A Twitter Blue account called "vids that go hard" uploaded the video across two parts on Sunday. The quality of the video was reportedly "pretty high." As of last December, Twitter Blue subscribers are able to post videos up to 60 minutes long and up to 2GB in size, which the "vids that go hard" account user took advantage of for at least seven hours. Forbes reported in an update to its article that the account remained active and apparently unpunished even after their video was initially removed from Twitter. Nevertheless, ANN has confirmed that the account is suspended as of Tuesday.

Twitter has been involved in multiple waves of highly publicized layoffs since Elon Musk took over ownership of the social media platform last October. The work force has gone from around 7,500 employees to less than 2,000 as of March. Since then, the platform has faced criticism from users for removing previously free features and introducing untested features for paid users.

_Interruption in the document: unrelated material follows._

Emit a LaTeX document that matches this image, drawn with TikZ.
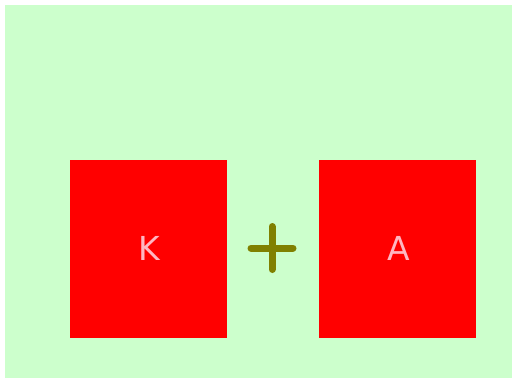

Although The Super Mario Bros. Movie's box office performance is hardly in dire financial straits (the film has earned an estimated US$1 billion globally as of Sunday), the camrip's proliferation on Twitter is just another in a long string of content moderation issues that have surfaced on the platform since the layoffs. "vids that go hard" did indeed "go hard" by posting a camrip of a popular film currently playing in cinemas—they revealed just how perilously simple it is to abuse Twitter Blue's privileges for piracy, and how such actions can go unmoderated for a surprisingly long time.

Source: Forbes (Paul Tassi)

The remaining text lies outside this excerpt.